By late spring, Indiana University was ready to coordinate the shipping and logistics to bring the prow from California to Indiana – a distance of more than 2,200 miles. After the long journey, the prow was refurbished and repainted. It is now on permanent display along with the ship’s mainmast and two gun mounts, which were given to the University by the Navy in 1966.
“If it hadn’t been for the determination and detective work of Mark Miller – along with Scott Clarke’s letter to the Herald-Times, the personal interest of President McRobbie, and the generosity of the Spenger family – the USS Indiana prow would have never made it home to Memorial Stadium,” added Glass.
For his role in bringing the prow to Bloomington, Miller is very humble. “I am just glad to have helped,” said Miller. “I have had such positive experiences with IU – both while in school and after school.

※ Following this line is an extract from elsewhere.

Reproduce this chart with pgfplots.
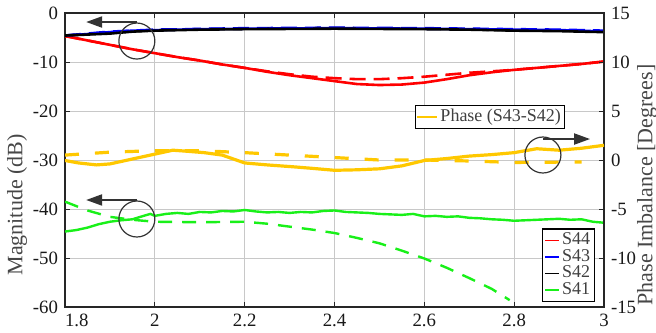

This is just one small way I could give back to something I really enjoy being a part of.”
Indiana University’s Memorial Stadium is named in honor of the sons and daughters of Indiana University who have served in the wars of the republic. The mast, prow and accompanying armament, which are located on the west side of the stadium, stand as a memorial to the sons and daughters of the state of Indiana who have so gallantly served in the armed forces of our nation.